What the exercise asks:
Print exactly the lines from the first one down to the line that contains "opt_p = [373.0, 210.7]", both included, and skip the pictures.

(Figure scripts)
○ ○ ○ ○ ○ ○ ○

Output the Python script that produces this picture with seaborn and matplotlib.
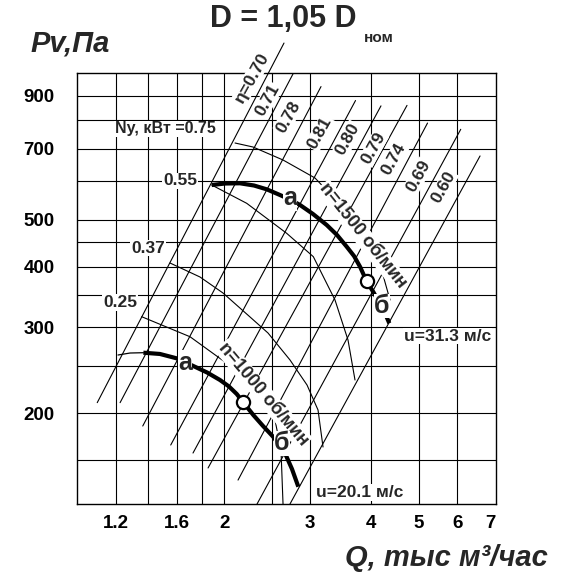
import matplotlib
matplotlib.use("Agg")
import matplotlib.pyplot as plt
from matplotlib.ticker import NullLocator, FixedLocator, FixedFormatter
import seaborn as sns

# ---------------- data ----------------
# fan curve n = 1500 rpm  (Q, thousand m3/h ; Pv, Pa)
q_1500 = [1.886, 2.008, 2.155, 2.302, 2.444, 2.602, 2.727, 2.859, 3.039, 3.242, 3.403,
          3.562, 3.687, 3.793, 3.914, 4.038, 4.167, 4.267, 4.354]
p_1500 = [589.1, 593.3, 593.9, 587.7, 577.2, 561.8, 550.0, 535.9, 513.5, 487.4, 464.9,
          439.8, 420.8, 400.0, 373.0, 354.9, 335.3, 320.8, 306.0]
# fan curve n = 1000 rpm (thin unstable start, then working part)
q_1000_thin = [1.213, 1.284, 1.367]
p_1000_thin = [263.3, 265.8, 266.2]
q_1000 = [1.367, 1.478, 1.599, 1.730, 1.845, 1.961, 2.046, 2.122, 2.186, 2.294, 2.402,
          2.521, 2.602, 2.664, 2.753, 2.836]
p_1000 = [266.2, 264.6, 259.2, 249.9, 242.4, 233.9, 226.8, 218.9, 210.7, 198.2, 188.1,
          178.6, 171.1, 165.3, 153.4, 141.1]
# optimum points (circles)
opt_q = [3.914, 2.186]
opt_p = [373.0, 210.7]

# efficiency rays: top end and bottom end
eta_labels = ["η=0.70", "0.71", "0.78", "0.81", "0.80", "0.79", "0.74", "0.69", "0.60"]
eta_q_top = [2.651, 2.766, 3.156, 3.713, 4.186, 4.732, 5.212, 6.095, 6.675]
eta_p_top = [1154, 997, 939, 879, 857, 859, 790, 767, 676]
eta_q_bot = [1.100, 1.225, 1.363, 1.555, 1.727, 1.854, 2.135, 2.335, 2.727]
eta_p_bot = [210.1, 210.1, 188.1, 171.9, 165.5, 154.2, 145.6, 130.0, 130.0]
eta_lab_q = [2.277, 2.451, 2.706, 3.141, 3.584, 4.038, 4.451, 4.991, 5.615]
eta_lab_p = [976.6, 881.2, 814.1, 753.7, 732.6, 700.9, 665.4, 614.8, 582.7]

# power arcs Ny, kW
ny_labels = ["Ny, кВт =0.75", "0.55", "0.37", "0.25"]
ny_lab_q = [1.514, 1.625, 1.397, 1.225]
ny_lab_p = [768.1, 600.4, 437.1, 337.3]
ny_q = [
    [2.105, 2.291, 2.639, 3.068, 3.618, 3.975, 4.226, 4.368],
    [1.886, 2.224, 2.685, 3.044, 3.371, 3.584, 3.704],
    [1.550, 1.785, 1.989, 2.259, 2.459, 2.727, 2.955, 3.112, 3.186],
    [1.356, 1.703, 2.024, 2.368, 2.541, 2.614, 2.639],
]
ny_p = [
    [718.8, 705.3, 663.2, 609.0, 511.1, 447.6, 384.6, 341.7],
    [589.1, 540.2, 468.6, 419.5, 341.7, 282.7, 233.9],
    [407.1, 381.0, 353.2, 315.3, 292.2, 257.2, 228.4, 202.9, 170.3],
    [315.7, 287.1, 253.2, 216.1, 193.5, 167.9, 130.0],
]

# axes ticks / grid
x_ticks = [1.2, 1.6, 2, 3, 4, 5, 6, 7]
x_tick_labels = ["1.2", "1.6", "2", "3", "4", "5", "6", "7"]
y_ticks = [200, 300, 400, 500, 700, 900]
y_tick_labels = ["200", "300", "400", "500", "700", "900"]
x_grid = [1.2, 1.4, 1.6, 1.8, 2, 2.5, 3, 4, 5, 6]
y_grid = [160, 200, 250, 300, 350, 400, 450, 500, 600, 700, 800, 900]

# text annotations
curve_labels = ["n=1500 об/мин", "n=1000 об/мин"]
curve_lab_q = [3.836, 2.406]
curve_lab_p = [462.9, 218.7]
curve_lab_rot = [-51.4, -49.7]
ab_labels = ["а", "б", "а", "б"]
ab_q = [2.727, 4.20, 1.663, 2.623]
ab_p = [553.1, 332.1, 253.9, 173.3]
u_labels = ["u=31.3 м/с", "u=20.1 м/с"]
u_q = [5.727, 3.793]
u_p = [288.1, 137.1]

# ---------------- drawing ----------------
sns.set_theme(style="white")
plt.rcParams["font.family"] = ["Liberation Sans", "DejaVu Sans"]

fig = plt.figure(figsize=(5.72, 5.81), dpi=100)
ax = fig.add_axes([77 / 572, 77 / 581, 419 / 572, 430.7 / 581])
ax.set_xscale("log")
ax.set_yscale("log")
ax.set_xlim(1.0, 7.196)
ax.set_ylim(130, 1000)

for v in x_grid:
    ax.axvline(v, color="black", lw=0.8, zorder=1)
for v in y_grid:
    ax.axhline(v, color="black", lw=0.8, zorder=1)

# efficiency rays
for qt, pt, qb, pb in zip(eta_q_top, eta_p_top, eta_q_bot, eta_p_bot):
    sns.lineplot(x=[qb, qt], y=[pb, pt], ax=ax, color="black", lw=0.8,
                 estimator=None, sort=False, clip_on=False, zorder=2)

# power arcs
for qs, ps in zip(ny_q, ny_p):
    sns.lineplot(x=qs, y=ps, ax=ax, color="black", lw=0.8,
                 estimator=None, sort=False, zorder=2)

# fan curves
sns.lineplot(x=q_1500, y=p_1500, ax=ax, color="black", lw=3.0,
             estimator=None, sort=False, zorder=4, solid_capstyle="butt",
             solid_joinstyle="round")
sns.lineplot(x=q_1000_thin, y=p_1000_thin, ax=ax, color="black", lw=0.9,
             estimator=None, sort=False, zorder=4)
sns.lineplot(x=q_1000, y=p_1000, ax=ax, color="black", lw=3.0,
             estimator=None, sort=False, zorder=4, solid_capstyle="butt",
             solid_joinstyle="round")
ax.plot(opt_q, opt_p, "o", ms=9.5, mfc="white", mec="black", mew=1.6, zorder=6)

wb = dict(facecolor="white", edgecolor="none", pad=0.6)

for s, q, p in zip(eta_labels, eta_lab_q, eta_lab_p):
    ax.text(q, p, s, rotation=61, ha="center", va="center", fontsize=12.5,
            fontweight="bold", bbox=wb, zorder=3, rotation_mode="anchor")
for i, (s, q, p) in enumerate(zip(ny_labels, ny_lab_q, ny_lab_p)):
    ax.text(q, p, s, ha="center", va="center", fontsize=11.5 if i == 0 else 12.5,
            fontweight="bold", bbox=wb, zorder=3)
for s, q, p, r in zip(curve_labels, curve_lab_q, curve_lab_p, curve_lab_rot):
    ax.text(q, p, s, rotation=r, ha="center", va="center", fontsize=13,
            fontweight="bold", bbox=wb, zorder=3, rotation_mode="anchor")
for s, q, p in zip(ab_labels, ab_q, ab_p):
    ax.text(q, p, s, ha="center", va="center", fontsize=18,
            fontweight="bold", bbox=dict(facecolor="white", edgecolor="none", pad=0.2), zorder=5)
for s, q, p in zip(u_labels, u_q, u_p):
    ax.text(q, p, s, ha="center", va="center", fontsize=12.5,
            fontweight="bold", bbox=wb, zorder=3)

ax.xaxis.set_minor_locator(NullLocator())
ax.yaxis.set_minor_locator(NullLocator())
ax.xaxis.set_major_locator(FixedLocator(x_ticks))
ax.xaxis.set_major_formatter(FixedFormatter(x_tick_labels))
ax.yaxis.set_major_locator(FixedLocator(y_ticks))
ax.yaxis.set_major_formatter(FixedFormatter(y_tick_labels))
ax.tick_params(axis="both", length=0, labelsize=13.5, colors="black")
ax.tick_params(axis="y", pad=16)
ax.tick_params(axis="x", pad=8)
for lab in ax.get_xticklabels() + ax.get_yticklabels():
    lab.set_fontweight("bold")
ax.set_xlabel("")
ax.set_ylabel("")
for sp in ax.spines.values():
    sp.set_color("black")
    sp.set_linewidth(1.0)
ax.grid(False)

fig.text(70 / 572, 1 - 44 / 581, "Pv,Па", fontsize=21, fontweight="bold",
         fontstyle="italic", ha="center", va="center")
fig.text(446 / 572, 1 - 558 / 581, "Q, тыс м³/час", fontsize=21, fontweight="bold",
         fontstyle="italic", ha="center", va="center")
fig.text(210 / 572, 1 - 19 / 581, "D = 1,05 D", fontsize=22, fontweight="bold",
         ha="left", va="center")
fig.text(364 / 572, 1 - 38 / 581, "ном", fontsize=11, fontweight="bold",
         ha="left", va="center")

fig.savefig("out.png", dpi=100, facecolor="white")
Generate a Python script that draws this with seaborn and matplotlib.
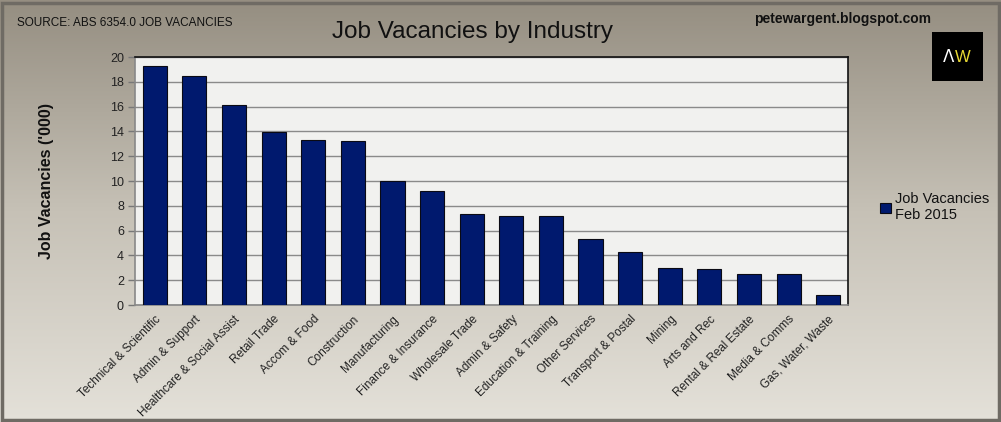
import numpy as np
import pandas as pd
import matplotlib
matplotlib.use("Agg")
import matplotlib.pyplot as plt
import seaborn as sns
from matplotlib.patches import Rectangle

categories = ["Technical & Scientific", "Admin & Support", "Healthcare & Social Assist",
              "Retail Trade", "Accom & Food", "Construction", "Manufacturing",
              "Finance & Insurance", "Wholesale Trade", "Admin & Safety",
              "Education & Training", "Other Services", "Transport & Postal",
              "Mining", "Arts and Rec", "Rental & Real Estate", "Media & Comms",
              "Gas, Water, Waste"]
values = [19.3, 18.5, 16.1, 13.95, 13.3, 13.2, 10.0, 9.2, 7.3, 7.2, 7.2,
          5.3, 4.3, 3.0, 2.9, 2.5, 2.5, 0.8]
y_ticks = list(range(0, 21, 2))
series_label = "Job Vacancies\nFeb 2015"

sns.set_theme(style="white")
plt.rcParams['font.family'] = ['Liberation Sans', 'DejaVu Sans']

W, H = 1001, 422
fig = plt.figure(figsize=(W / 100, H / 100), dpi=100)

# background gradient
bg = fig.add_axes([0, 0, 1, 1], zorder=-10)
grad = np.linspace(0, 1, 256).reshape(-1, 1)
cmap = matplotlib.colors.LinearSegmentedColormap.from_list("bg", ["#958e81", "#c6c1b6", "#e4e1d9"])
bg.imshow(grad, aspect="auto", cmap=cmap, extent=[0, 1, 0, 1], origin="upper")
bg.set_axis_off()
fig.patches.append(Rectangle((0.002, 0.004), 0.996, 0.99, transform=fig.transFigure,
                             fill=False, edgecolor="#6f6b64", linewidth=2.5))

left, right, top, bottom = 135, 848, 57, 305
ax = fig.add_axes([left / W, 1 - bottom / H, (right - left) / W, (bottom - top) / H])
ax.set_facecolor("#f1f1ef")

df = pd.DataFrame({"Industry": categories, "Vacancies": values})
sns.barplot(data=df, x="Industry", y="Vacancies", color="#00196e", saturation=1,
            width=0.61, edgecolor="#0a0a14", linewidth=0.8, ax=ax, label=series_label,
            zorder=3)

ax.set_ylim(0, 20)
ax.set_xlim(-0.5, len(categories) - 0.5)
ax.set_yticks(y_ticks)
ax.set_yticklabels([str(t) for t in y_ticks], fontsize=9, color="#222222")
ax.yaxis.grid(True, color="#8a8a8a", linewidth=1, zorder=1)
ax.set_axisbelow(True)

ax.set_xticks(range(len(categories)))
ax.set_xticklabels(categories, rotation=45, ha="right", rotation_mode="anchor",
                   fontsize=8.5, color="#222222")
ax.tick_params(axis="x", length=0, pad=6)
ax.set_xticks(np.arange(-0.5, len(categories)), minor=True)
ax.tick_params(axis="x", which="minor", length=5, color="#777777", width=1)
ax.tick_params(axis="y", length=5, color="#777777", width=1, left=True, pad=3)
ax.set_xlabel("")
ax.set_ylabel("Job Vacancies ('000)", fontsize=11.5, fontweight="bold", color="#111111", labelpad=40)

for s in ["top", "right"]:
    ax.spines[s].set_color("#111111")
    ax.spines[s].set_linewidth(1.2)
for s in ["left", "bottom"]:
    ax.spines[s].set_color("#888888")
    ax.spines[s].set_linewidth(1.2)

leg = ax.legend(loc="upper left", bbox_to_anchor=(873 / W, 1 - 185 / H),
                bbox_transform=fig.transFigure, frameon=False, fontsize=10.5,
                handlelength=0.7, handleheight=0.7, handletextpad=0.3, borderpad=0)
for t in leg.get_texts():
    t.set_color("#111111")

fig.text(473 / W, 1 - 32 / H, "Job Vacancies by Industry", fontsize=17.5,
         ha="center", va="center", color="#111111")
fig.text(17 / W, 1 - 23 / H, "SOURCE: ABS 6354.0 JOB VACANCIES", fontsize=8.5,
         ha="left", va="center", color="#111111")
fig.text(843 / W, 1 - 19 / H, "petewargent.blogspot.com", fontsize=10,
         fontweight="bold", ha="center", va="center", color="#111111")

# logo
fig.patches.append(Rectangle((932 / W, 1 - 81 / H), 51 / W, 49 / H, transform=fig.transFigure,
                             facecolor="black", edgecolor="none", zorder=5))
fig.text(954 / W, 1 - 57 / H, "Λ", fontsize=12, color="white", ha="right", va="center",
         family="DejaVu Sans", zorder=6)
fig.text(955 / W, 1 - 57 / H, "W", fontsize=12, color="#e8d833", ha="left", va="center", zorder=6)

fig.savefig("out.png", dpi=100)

○ ○ ○ ○ ○ ○ ○

Written solution:
Output the Python script that produces this picture with seaborn and matplotlib.
import matplotlib
matplotlib.use("Agg")
import matplotlib.pyplot as plt
from matplotlib.ticker import NullLocator, FixedLocator, FixedFormatter
import seaborn as sns

# ---------------- data ----------------
# fan curve n = 1500 rpm  (Q, thousand m3/h ; Pv, Pa)
q_1500 = [1.886, 2.008, 2.155, 2.302, 2.444, 2.602, 2.727, 2.859, 3.039, 3.242, 3.403,
          3.562, 3.687, 3.793, 3.914, 4.038, 4.167, 4.267, 4.354]
p_1500 = [589.1, 593.3, 593.9, 587.7, 577.2, 561.8, 550.0, 535.9, 513.5, 487.4, 464.9,
          439.8, 420.8, 400.0, 373.0, 354.9, 335.3, 320.8, 306.0]
# fan curve n = 1000 rpm (thin unstable start, then working part)
q_1000_thin = [1.213, 1.284, 1.367]
p_1000_thin = [263.3, 265.8, 266.2]
q_1000 = [1.367, 1.478, 1.599, 1.730, 1.845, 1.961, 2.046, 2.122, 2.186, 2.294, 2.402,
          2.521, 2.602, 2.664, 2.753, 2.836]
p_1000 = [266.2, 264.6, 259.2, 249.9, 242.4, 233.9, 226.8, 218.9, 210.7, 198.2, 188.1,
          178.6, 171.1, 165.3, 153.4, 141.1]
# optimum points (circles)
opt_q = [3.914, 2.186]
opt_p = [373.0, 210.7]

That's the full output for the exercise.